Hopefully fix test_cancel_from_signal flakiness on testnodes (!20) · Merge requests · nexedi / nxdtest

Hopefully fix test_cancel_from_signal flakiness on testnodes

After inspecting nxdtest status on testnodes I see frequent failures of test_cancel_from_signal - from e.g. https://erp5js.nexedi.net/#/test_result_module/20250218-F232A924/2 :

=================================== FAILURES ===================================
_________________ test_cancel_from_signal[userns_default-sig0] _________________

    def _():
        proc.terminate()
        if proc.poll() is None:
>           time.sleep(1)
E           Failed: Timeout >3.0s

nxdtest/nxdtest_test.py:385: Failed

which means, as that _() is executed upon exiting from test_cancel_from_signal function, that time.sleep(1) simply timed out exceeding 3 seconds of total time budget we gave to this test to run.

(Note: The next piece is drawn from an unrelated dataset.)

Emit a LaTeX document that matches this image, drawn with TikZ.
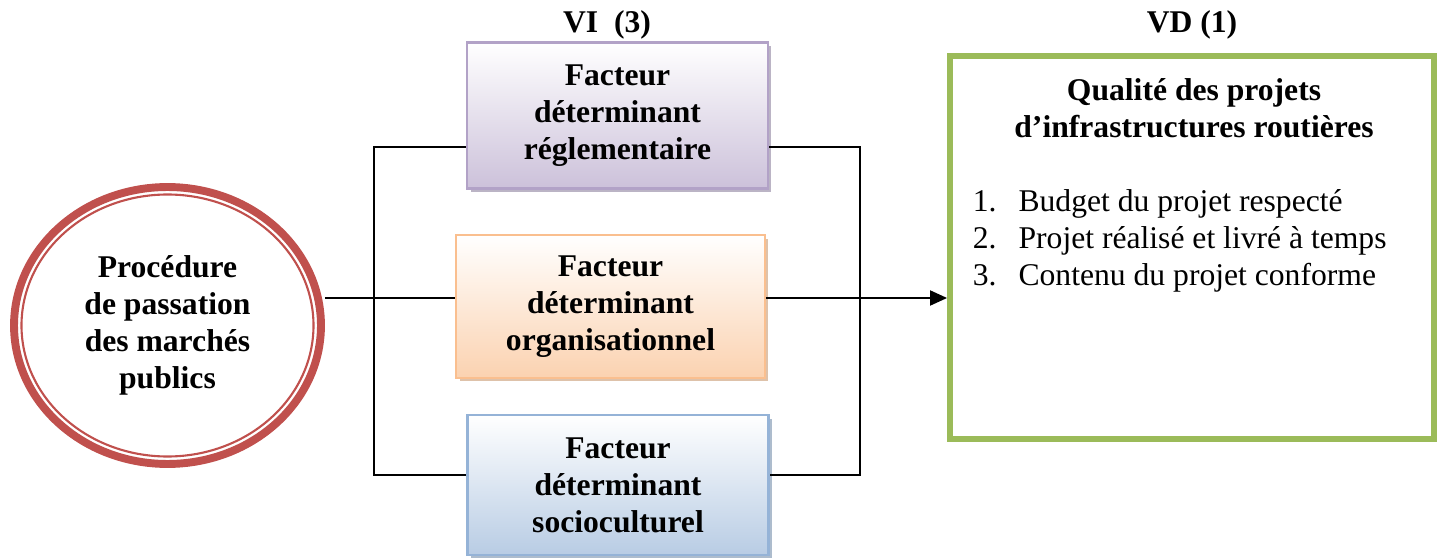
\documentclass[tikz,border=0pt]{standalone}
\usepackage{fontspec}
\setmainfont{Liberation Serif}
\usepackage{tikz}
\usetikzlibrary{positioning,calc}
\usetikzlibrary{arrows.meta}
\usetikzlibrary{shapes.geometric}
\usetikzlibrary{shadows}

\definecolor{procred}{RGB}{192,80,77}
\definecolor{violetline}{RGB}{178,162,199}
\definecolor{violetfill}{RGB}{204,193,218}
\definecolor{orangeline}{RGB}{250,191,143}
\definecolor{orangefill}{RGB}{251,210,176}
\definecolor{blueline}{RGB}{149,179,215}
\definecolor{bluefill}{RGB}{184,204,228}
\definecolor{qualgreen}{RGB}{155,187,89}

\tikzset{
  factbox/.style={draw, line width=1.2pt, minimum width=6.02cm, minimum height=2.92cm,
    align=center, font=\bfseries, top color=white},
  link/.style={line width=1.1pt, black}
}

\begin{document}
\fontsize{18}{21}\selectfont
\begin{tikzpicture}[x=0.02cm, y=-0.02cm]
  \useasboundingbox (0,0) rectangle (1439,560);
  % \draw[step=100, gray!20!white, very thin] (0,0) grid (1439,560);

  \node[ellipse, draw=procred, line width=4.5pt, minimum width=6.14cm, minimum height=5.54cm,
        align=center, font=\bfseries] at (167.5,325.5) (proc) {Procédure\\de passation\\des marchés\\publics};
  \draw[procred, line width=1.2pt] (proc.center) ellipse [x radius=146, y radius=131];

  \node[factbox, draw=violetline, bottom color=violetfill,
        drop shadow={shadow xshift=0.07cm, shadow yshift=-0.07cm, fill=violetline!80!black, opacity=0.6}]
        at (617.5,115.5) (regl) {Facteur\\déterminant\\réglementaire};
  \node[factbox, draw=orangeline, bottom color=orangefill, minimum width=6.18cm, minimum height=2.86cm,
        drop shadow={shadow xshift=0.07cm, shadow yshift=-0.07cm, fill=orangeline!80!black, opacity=0.6}]
        at (610.5,306.5) (orga) {Facteur\\déterminant\\organisationnel};
  \node[factbox, draw=blueline, bottom color=bluefill, minimum height=2.8cm,
        drop shadow={shadow xshift=0.07cm, shadow yshift=-0.07cm, fill=blueline!80!black, opacity=0.6}]
        at (618,485) (soci) {Facteur\\déterminant\\socioculturel};

  \node[font=\bfseries] at (607,25) (vi) {VI\ \ (3)};
  \node[font=\bfseries] at (1192,25) (vd) {VD (1)};

  \node[draw=qualgreen, line width=3.4pt, minimum width=9.68cm, minimum height=7.66cm] at (1192,247.5) (qual) {};
  \node[font=\bfseries, align=center] at (1194,108) (qtitle) {Qualité des projets\\d’infrastructures routières};
  \node[anchor=west, align=left] at (962,241) (qlist)
    {\makebox[26pt][l]{1.}Budget du projet respecté\\
     \makebox[26pt][l]{2.}Projet réalisé et livré à temps\\
     \makebox[26pt][l]{3.}Contenu du projet conforme};

  \coordinate (lt) at (374,147);
  \coordinate (lb) at (374,475);
  \coordinate (rt) at (860,147);
  \coordinate (rb) at (860,475);

  \draw[link] (proc.east |- 0,298) -- (orga.west |- 0,298);
  \draw[link] (regl.west |- lt) -- (lt) -- (lb) -- (soci.west |- lb);
  \draw[link] (regl.east |- rt) -- (rt) -- (rb) -- (soci.east |- rb);
  \draw[link, -{Triangle[length=0.34cm, width=0.3cm]}] (orga.east |- 0,298) -- (qual.west |- 0,298);

\end{tikzpicture}
\end{document}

Now if I look at b0cf277d (Cancel test run on SIGINT/SIGTERM), that introduced this test, I can see that I even put another pytest.mark.timeout(timeout=10) there in commented form, and probably forgot to switch back from pytest.mark.timeout(timeout=3) I used during local debugging.

The other tests, that use timeouts, all use 10s of time budget out of the box:

test_run_procleak 0ad45a9c (Detect if a test leaks processes and terminate them)
test_cancel_from_master 5d656ccf (Add test for cancel propagation)

so, given that OS load is high on testnodes machines, I think we should do the same for test_cancel_from_signal as well.

This should hopefully fix the run-out timeouts for this test we currently see on testnodes.

/cc @jerome

Edited Feb 21, 2025 by Kirill Smelkov